Jawel, beste mensen, zullen we dan maar weer? Ik hoor jullie al zuchten. Maar vrees niet: dit is de laatste aflevering in deze serie. Ik begin weer met een negatief bericht, maar ik sluit af met een positief bericht.
Het prospectieve geheugen gaat achteruit bij het ouder worden. Wat is dat? Dat is dat je iets van plan bent om te doen, maar vervolgens vergeet je het. Het meest bekende voorbeeld is dat je naar de keuken loopt en dat je daar heel iets anders gaat doen dan je van plan was. Je zou gaan afwassen, maar je eet de trommel met koekjes leeg. Daarna ga je voor de TV zitten. De afwas doe je niet.

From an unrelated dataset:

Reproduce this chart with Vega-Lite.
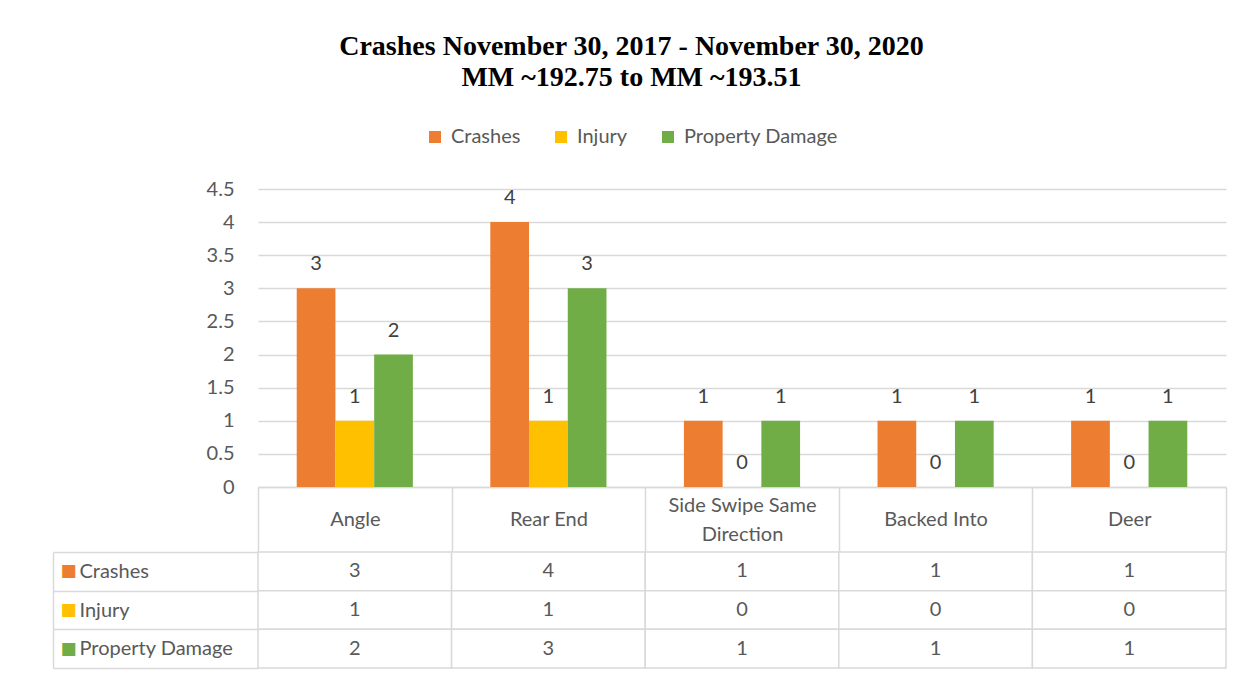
{
  "$schema": "https://vega.github.io/schema/vega-lite/v6.json",
  "padding": {"left": 52, "top": 33, "right": 10, "bottom": 5},
  "background": "white",
  "datasets": {
    "crashes": [
      {"category": "Angle", "series": "Crashes", "value": 3},
      {"category": "Angle", "series": "Injury", "value": 1},
      {"category": "Angle", "series": "Property Damage", "value": 2},
      {"category": "Rear End", "series": "Crashes", "value": 4},
      {"category": "Rear End", "series": "Injury", "value": 1},
      {"category": "Rear End", "series": "Property Damage", "value": 3},
      {"category": "Side Swipe Same Direction", "series": "Crashes", "value": 1},
      {"category": "Side Swipe Same Direction", "series": "Injury", "value": 0},
      {"category": "Side Swipe Same Direction", "series": "Property Damage", "value": 1},
      {"category": "Backed Into", "series": "Crashes", "value": 1},
      {"category": "Backed Into", "series": "Injury", "value": 0},
      {"category": "Backed Into", "series": "Property Damage", "value": 1},
      {"category": "Deer", "series": "Crashes", "value": 1},
      {"category": "Deer", "series": "Injury", "value": 0},
      {"category": "Deer", "series": "Property Damage", "value": 1}
    ]
  },
  "title": {
    "text": ["Crashes November 30, 2017 - November 30, 2020", "MM ~192.75 to MM ~193.51"],
    "font": "Liberation Serif",
    "fontSize": 28,
    "fontWeight": "bold",
    "color": "#000000",
    "lineHeight": 31,
    "anchor": "middle",
    "dx": -8,
    "offset": 35
  },
  "spacing": -12,
  "resolve": {"scale": {"color": "independent"}, "legend": {"color": "independent"}},
  "vconcat": [
    {
      "width": 968,
      "height": 298,
      "data": {"name": "crashes"},
      "encoding": {
        "x": {
          "field": "category",
          "type": "nominal",
          "sort": null,
          "title": null,
          "scale": {"paddingInner": 0, "paddingOuter": 0},
          "axis": {
            "orient": "bottom",
            "labelAngle": 0,
            "domain": true,
            "domainColor": "#d9d9d9",
            "domainWidth": 1.5,
            "ticks": true,
            "tickBand": "extent",
            "tickSize": 64,
            "tickColor": "#d9d9d9",
            "tickWidth": 1.5,
            "minExtent": 64,
            "maxExtent": 64,
            "labelBaseline": "middle",
            "labelPadding": {"condition": {"test": "datum.value == 'Side Swipe Same Direction'", "value": -46}, "value": -32},
            "labelFont": "Lato",
            "labelFontSize": 20,
            "labelColor": "#595959",
            "labelLineHeight": 29,
            "labelLimit": 0,
            "labelExpr": "datum.value == 'Side Swipe Same Direction' ? ['Side Swipe Same', 'Direction'] : datum.value"
          }
        },
        "xOffset": {
          "field": "series",
          "type": "nominal",
          "sort": ["Crashes", "Injury", "Property Damage"],
          "scale": {"paddingInner": 0, "paddingOuter": 1}
        },
        "y": {
          "field": "value",
          "type": "quantitative",
          "title": null,
          "scale": {"domain": [0, 4.5], "nice": false},
          "axis": {
            "values": [0, 0.5, 1, 1.5, 2, 2.5, 3, 3.5, 4, 4.5],
            "format": "~g",
            "domain": false,
            "ticks": false,
            "grid": true,
            "gridColor": "#d9d9d9",
            "gridWidth": 1.5,
            "labelPadding": 24,
            "labelFont": "Lato",
            "labelFontSize": 20,
            "labelColor": "#595959",
            "minExtent": 205
          }
        }
      },
      "layer": [
        {
          "mark": {"type": "bar"},
          "encoding": {
            "color": {
              "field": "series",
              "type": "nominal",
              "sort": ["Crashes", "Injury", "Property Damage"],
              "scale": {"domain": ["Crashes", "Injury", "Property Damage"], "range": ["#ED7D31", "#FFC000", "#70AD47"]},
              "legend": {
                "orient": "none",
                "legendX": 167,
                "legendY": -62,
                "direction": "horizontal",
                "title": null,
                "symbolType": "square",
                "symbolSize": 144,
                "symbolStrokeWidth": 0,
                "labelFont": "Lato",
                "labelFontSize": 20,
                "labelColor": "#595959",
                "labelOffset": 6,
                "columnPadding": 30,
                "labelLimit": 0
              }
            }
          }
        },
        {
          "mark": {"type": "text", "baseline": "alphabetic", "dy": -18, "font": "Lato", "fontSize": 20, "color": "#404040"},
          "encoding": {"text": {"field": "value", "type": "quantitative"}}
        }
      ]
    },
    {
      "width": 968,
      "height": 116,
      "data": {"name": "crashes"},
      "encoding": {
        "x": {
          "field": "category",
          "type": "nominal",
          "sort": null,
          "title": null,
          "scale": {"paddingInner": 0, "paddingOuter": 0},
          "axis": null
        },
        "y": {
          "field": "series",
          "type": "nominal",
          "sort": ["Crashes", "Injury", "Property Damage"],
          "title": null,
          "scale": {"paddingInner": 0, "paddingOuter": 0}
        }
      },
      "resolve": {"axis": {"y": "independent"}},
      "layer": [
        {
          "mark": {"type": "rect", "fill": "white", "stroke": "#d9d9d9", "strokeWidth": 1.5},
          "encoding": {
            "y": {
              "field": "series",
              "type": "nominal",
              "sort": ["Crashes", "Injury", "Property Damage"],
              "title": null,
              "axis": {
                "orient": "left",
                "domain": false,
                "ticks": true,
                "tickBand": "extent",
                "tickSize": 205,
                "tickColor": "#d9d9d9",
                "tickWidth": 1.5,
                "labelAlign": "left",
                "labelBaseline": "middle",
                "labelPadding": -26,
                "labelFont": "Lato",
                "labelFontSize": 20,
                "labelColor": "#595959",
                "labelLimit": 0
              }
            }
          }
        },
        {
          "mark": {"type": "text", "font": "Lato", "fontSize": 20, "color": "#595959"},
          "encoding": {
            "text": {"field": "value", "type": "quantitative"},
            "y": {
              "field": "series",
              "type": "nominal",
              "sort": ["Crashes", "Injury", "Property Damage"],
              "title": null,
              "axis": {
                "orient": "left",
                "offset": 205,
                "domain": true,
                "domainColor": "#d9d9d9",
                "domainWidth": 1.5,
                "ticks": false,
                "labelAlign": "left",
                "labelBaseline": "middle",
                "labelPadding": -7,
                "labelExpr": "'■'",
                "labelFont": "DejaVu Sans",
                "labelFontSize": 17,
                "labelColor": {
                  "condition": [
                    {"test": "datum.value == 'Crashes'", "value": "#ED7D31"},
                    {"test": "datum.value == 'Injury'", "value": "#FFC000"}
                  ],
                  "value": "#70AD47"
                }
              }
            }
          }
        }
      ]
    }
  ],
  "config": {
    "view": {"stroke": null},
    "axis": {"labelOverlap": false}
  }
}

Het zal de oplettende lezer duidelijk zijn dat er een verband bestaat tussen het werkgeheugen en het prospectieve geheugen. Beiden hebben te maken met plannen en organiseren. Om het plat te zeggen: ‘de volgehouden aandacht’. Die aandacht zet je soms tijdelijk op een laag pitje, maar als het tijd is activeer je die aandacht weer.
Mevrouw Belinda Pourier heeft onderzoek gedaan naar het prospectief geheugen bij mensen met de ziekte van Parkinson, mensen met dementie, met hersenletsel en na een CVA. Bij alle vormen staat het prospectief geheugen onder druk, maar ook weer op een verschillende manier. Welke verschillende manieren dat zijn, dat wordt te ingewikkeld en ik ben de clou ook weer vergeten, trouwens.
Voor de oudere lezers zal het herkenbaar zijn dat dat prospectieve geheugen – vooral als je het druk hebt – nog wel eens een steekje laat vallen. Je moet steeds meer bij de les blijven om het allemaal te kunnen organiseren.
Zo gaan er bij Tineke op de telefoon talrijke alarmen vanwege zaken waar ze zich toe moet zetten. Bij mij gaat nooit zo'n alarm. Niet omdat ik geen dingen moet onthouden, maar omdat ik niet weet hoe ik het alarm aan moet zetten op mijn telefoon. En dat wil ik graag zo houden. Anders weet ik straks niet meer waarom dat alarm gaat.
Na het slechte nieuws is het tijd voor het goede nieuws. Dat betreft het procedurele geheugen. Je valt in het water en je gaat zwemmen. Hoe kan dat nu? Je hebt al dertig jaar niet gezwommen. Dat is toch kunt zwemmen is te danken aan de kennis van je procedurele geheugen dat de zwemslag had opgeslagen.
Er zijn ook wel zaken die je ooit kon en die je nu niet meer kunt, maar die had je dus niet goed genoeg opgeslagen. Zo moest ik onlangs in een hotel de Senseo bedienen. Het gevolg was dat de prut tegen de muur zat en dat ik die avond geen koffie had. Niet goed opgeslagen dus.
Een kenmerk van het procedurele geheugen is overigens dat je je niet bewust bent dat je die kennis ergens hebt opgeslagen. Je hoeft er niet bij na te denken, het gaat vanzelf. Het zijn geautomatiseerde handelingen. En het gaat om het uitvoeren van motorische handelingen. Er gebeurt iets en je weet wat je moiet doen.
Het intoetsen van een pincode of het bedienen van een Senseo-apparaat vallen daar strikt genomen dus niet onder: je weet het en je moet er bij nadenken. Dat gaat dus niet vanzelf…
Tijdens het schrijven van deze serie ben ik weer een stukje ouder geworden. Nu nog een zwembroek kopen om te kijken of ik nog kan zwemmen.